Problem description — Give back the entire listing verbatim.

Provided data —
<<<<

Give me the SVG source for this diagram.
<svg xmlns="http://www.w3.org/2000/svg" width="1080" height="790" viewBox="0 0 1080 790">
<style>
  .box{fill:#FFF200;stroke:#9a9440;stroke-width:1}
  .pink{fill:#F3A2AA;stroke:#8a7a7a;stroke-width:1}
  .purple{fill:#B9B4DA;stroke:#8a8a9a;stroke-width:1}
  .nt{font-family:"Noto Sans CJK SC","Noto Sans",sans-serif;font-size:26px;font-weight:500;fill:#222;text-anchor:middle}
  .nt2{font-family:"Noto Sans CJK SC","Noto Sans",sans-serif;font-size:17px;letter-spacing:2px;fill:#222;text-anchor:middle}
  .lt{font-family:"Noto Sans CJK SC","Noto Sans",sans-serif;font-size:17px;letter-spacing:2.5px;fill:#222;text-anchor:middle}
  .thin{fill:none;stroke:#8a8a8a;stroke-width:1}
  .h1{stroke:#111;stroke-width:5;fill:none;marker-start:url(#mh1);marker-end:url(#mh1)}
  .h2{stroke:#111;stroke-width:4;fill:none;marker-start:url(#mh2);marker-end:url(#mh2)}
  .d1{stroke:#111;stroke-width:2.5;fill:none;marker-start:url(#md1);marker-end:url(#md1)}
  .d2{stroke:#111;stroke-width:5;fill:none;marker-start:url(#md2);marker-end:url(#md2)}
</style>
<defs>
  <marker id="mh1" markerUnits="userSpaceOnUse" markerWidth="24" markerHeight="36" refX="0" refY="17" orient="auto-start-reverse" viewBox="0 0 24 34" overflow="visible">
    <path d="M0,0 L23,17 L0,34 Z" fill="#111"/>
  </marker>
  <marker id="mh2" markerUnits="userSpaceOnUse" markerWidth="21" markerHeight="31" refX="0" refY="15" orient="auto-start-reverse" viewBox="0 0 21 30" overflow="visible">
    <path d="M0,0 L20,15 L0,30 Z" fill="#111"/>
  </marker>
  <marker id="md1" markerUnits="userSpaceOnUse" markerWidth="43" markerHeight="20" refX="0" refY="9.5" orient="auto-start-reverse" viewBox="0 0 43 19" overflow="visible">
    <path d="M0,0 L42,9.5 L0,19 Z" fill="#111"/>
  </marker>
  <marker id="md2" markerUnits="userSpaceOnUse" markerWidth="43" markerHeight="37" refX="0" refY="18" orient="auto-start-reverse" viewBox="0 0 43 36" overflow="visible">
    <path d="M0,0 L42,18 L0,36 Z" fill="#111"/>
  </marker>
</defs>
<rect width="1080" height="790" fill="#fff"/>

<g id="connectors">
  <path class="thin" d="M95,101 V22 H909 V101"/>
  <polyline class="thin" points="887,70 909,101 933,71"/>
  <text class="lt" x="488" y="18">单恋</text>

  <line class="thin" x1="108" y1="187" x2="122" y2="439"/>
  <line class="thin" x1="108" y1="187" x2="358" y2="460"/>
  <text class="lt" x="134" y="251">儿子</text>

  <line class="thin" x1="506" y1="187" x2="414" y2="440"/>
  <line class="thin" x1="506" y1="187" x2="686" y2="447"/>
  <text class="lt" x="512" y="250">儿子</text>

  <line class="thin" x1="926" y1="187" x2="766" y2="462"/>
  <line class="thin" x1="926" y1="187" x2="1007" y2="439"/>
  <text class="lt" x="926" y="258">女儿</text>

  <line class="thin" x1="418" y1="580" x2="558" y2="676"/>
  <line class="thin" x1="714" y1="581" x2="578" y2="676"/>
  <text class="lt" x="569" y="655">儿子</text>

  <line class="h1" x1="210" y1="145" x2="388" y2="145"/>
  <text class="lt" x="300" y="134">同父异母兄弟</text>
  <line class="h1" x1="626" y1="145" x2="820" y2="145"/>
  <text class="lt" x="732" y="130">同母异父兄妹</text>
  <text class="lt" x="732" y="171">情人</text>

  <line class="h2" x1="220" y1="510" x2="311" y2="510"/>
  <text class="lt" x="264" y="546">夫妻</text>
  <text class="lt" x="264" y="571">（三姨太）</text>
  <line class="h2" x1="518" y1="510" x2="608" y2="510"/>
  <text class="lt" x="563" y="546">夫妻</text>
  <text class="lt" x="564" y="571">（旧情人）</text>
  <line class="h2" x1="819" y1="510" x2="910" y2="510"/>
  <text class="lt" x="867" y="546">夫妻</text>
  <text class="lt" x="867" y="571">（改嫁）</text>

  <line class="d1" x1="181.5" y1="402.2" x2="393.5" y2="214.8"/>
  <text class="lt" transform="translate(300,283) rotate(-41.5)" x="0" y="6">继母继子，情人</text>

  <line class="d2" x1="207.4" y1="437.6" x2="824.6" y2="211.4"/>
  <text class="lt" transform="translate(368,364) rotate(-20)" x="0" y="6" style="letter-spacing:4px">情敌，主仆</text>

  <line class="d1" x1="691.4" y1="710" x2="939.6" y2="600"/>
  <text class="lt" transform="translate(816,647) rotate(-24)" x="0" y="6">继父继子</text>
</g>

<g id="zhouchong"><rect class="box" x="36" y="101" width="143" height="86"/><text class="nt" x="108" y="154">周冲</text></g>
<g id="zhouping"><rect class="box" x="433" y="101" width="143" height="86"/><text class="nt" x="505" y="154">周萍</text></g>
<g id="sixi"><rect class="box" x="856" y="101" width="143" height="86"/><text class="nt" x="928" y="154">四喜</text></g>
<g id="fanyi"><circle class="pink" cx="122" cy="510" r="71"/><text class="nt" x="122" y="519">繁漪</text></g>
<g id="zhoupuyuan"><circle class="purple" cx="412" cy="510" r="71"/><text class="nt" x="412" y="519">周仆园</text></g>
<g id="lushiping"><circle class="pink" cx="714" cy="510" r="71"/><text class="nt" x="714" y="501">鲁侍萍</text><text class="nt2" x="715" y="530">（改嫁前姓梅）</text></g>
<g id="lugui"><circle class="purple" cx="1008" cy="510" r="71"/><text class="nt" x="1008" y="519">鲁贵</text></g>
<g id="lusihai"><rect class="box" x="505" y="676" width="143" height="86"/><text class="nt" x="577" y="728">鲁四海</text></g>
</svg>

>>>>

Worked answer —
Give me the SVG source for this diagram.
<svg xmlns="http://www.w3.org/2000/svg" width="1080" height="790" viewBox="0 0 1080 790">
<style>
  .box{fill:#FFF200;stroke:#9a9440;stroke-width:1}
  .pink{fill:#F3A2AA;stroke:#8a7a7a;stroke-width:1}
  .purple{fill:#B9B4DA;stroke:#8a8a9a;stroke-width:1}
  .nt{font-family:"Noto Sans CJK SC","Noto Sans",sans-serif;font-size:26px;font-weight:500;fill:#222;text-anchor:middle}
  .nt2{font-family:"Noto Sans CJK SC","Noto Sans",sans-serif;font-size:17px;letter-spacing:2px;fill:#222;text-anchor:middle}
  .lt{font-family:"Noto Sans CJK SC","Noto Sans",sans-serif;font-size:17px;letter-spacing:2.5px;fill:#222;text-anchor:middle}
  .thin{fill:none;stroke:#8a8a8a;stroke-width:1}
  .h1{stroke:#111;stroke-width:5;fill:none;marker-start:url(#mh1);marker-end:url(#mh1)}
  .h2{stroke:#111;stroke-width:4;fill:none;marker-start:url(#mh2);marker-end:url(#mh2)}
  .d1{stroke:#111;stroke-width:2.5;fill:none;marker-start:url(#md1);marker-end:url(#md1)}
  .d2{stroke:#111;stroke-width:5;fill:none;marker-start:url(#md2);marker-end:url(#md2)}
</style>
<defs>
  <marker id="mh1" markerUnits="userSpaceOnUse" markerWidth="24" markerHeight="36" refX="0" refY="17" orient="auto-start-reverse" viewBox="0 0 24 34" overflow="visible">
    <path d="M0,0 L23,17 L0,34 Z" fill="#111"/>
  </marker>
  <marker id="mh2" markerUnits="userSpaceOnUse" markerWidth="21" markerHeight="31" refX="0" refY="15" orient="auto-start-reverse" viewBox="0 0 21 30" overflow="visible">
    <path d="M0,0 L20,15 L0,30 Z" fill="#111"/>
  </marker>
  <marker id="md1" markerUnits="userSpaceOnUse" markerWidth="43" markerHeight="20" refX="0" refY="9.5" orient="auto-start-reverse" viewBox="0 0 43 19" overflow="visible">
    <path d="M0,0 L42,9.5 L0,19 Z" fill="#111"/>
  </marker>
  <marker id="md2" markerUnits="userSpaceOnUse" markerWidth="43" markerHeight="37" refX="0" refY="18" orient="auto-start-reverse" viewBox="0 0 43 36" overflow="visible">
    <path d="M0,0 L42,18 L0,36 Z" fill="#111"/>
  </marker>
</defs>
<rect width="1080" height="790" fill="#fff"/>

<g id="connectors">
  <path class="thin" d="M95,101 V22 H909 V101"/>
  <polyline class="thin" points="887,70 909,101 933,71"/>
  <text class="lt" x="488" y="18">单恋</text>

  <line class="thin" x1="108" y1="187" x2="122" y2="439"/>
  <line class="thin" x1="108" y1="187" x2="358" y2="460"/>
  <text class="lt" x="134" y="251">儿子</text>

  <line class="thin" x1="506" y1="187" x2="414" y2="440"/>
  <line class="thin" x1="506" y1="187" x2="686" y2="447"/>
  <text class="lt" x="512" y="250">儿子</text>

  <line class="thin" x1="926" y1="187" x2="766" y2="462"/>
  <line class="thin" x1="926" y1="187" x2="1007" y2="439"/>
  <text class="lt" x="926" y="258">女儿</text>

  <line class="thin" x1="418" y1="580" x2="558" y2="676"/>
  <line class="thin" x1="714" y1="581" x2="578" y2="676"/>
  <text class="lt" x="569" y="655">儿子</text>

  <line class="h1" x1="210" y1="145" x2="388" y2="145"/>
  <text class="lt" x="300" y="134">同父异母兄弟</text>
  <line class="h1" x1="626" y1="145" x2="820" y2="145"/>
  <text class="lt" x="732" y="130">同母异父兄妹</text>
  <text class="lt" x="732" y="171">情人</text>

  <line class="h2" x1="220" y1="510" x2="311" y2="510"/>
  <text class="lt" x="264" y="546">夫妻</text>
  <text class="lt" x="264" y="571">（三姨太）</text>
  <line class="h2" x1="518" y1="510" x2="608" y2="510"/>
  <text class="lt" x="563" y="546">夫妻</text>
  <text class="lt" x="564" y="571">（旧情人）</text>
  <line class="h2" x1="819" y1="510" x2="910" y2="510"/>
  <text class="lt" x="867" y="546">夫妻</text>
  <text class="lt" x="867" y="571">（改嫁）</text>

  <line class="d1" x1="181.5" y1="402.2" x2="393.5" y2="214.8"/>
  <text class="lt" transform="translate(300,283) rotate(-41.5)" x="0" y="6">继母继子，情人</text>

  <line class="d2" x1="207.4" y1="437.6" x2="824.6" y2="211.4"/>
  <text class="lt" transform="translate(368,364) rotate(-20)" x="0" y="6" style="letter-spacing:4px">情敌，主仆</text>

  <line class="d1" x1="691.4" y1="710" x2="939.6" y2="600"/>
  <text class="lt" transform="translate(816,647) rotate(-24)" x="0" y="6">继父继子</text>
</g>

<g id="zhouchong"><rect class="box" x="36" y="101" width="143" height="86"/><text class="nt" x="108" y="154">周冲</text></g>
<g id="zhouping"><rect class="box" x="433" y="101" width="143" height="86"/><text class="nt" x="505" y="154">周萍</text></g>
<g id="sixi"><rect class="box" x="856" y="101" width="143" height="86"/><text class="nt" x="928" y="154">四喜</text></g>
<g id="fanyi"><circle class="pink" cx="122" cy="510" r="71"/><text class="nt" x="122" y="519">繁漪</text></g>
<g id="zhoupuyuan"><circle class="purple" cx="412" cy="510" r="71"/><text class="nt" x="412" y="519">周仆园</text></g>
<g id="lushiping"><circle class="pink" cx="714" cy="510" r="71"/><text class="nt" x="714" y="501">鲁侍萍</text><text class="nt2" x="715" y="530">（改嫁前姓梅）</text></g>
<g id="lugui"><circle class="purple" cx="1008" cy="510" r="71"/><text class="nt" x="1008" y="519">鲁贵</text></g>
<g id="lusihai"><rect class="box" x="505" y="676" width="143" height="86"/><text class="nt" x="577" y="728">鲁四海</text></g>
</svg>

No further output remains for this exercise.